Tomorrow I am going to spend some time with my grandmother.
I’m not looking forward to it.
Oh, my grandma isn’t an evil wench, or anything like that. In fact, I remember my grandma being fairly patient. She was a schoolteacher, and a birdwatcher, and a gardener. Most of those things require patience.
She encouraged me to read. One of the highlights of my week as a preteen, was getting to borrow 3 or 4 books off of her shelf upstairs. Classic children’s books. Like the Ramona series, by Beverly Cleary
So, if I have so many good memories of grandma’s house, why am I dreading going over there tomorrow?
You see, my grandma has Alzheimer Disease.
And it is progressing rapidly.
Some days are really good, and she’ll only forget a few things, like where she put the remote, or she’ll lose the thread of a conversation. Little things.
Other days….other days are not so good.
On other days, I’m not her grand-daughter. I’m That Girl.
Usually, That Girl is being mean to her. As in, That Girl won’t let her have the keys to the car. Or That Girl hid something from her, or That Girl won’t tell her where her kids are.
That Girl. What a bitch.
The other days are coming more and more often. And it’s hard to watch. It’s hard to hear my grandma not remember my name, it’s hard to see her having trouble locating the bathroom, or waiting for her grown children to come home from elementary school.
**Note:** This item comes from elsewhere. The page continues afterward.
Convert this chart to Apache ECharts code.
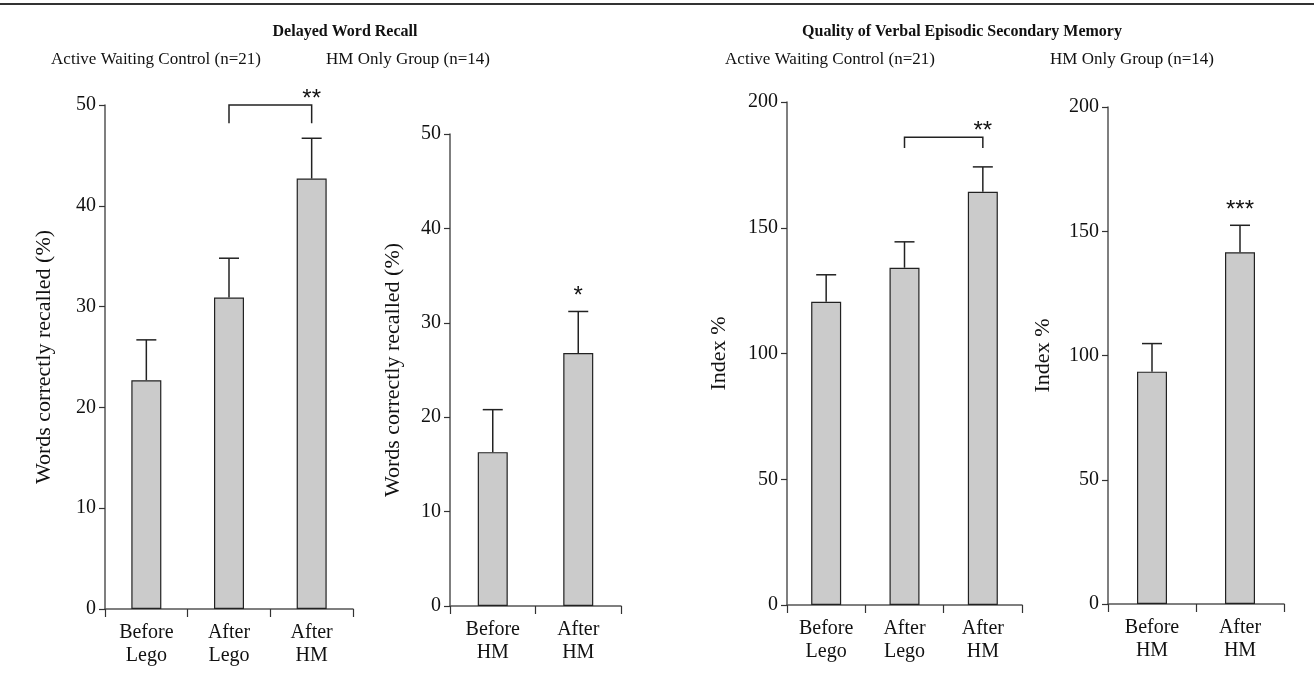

But, if it’s hard for me, how much harder is it for my grandpa? Her primary caretaker? Who’s had the cops called on him, by grandma, because she couldn’t remember who he was?
Or for my grandma? Who is slowly losing her hold on the present, and spending more and more time in the past? What terror and pain must she feel in those moments, hours and occasional days of lucidity?
So. Tomorrow, I’m going to go see my grandma. And it won’t matter if she knows who I am, or not.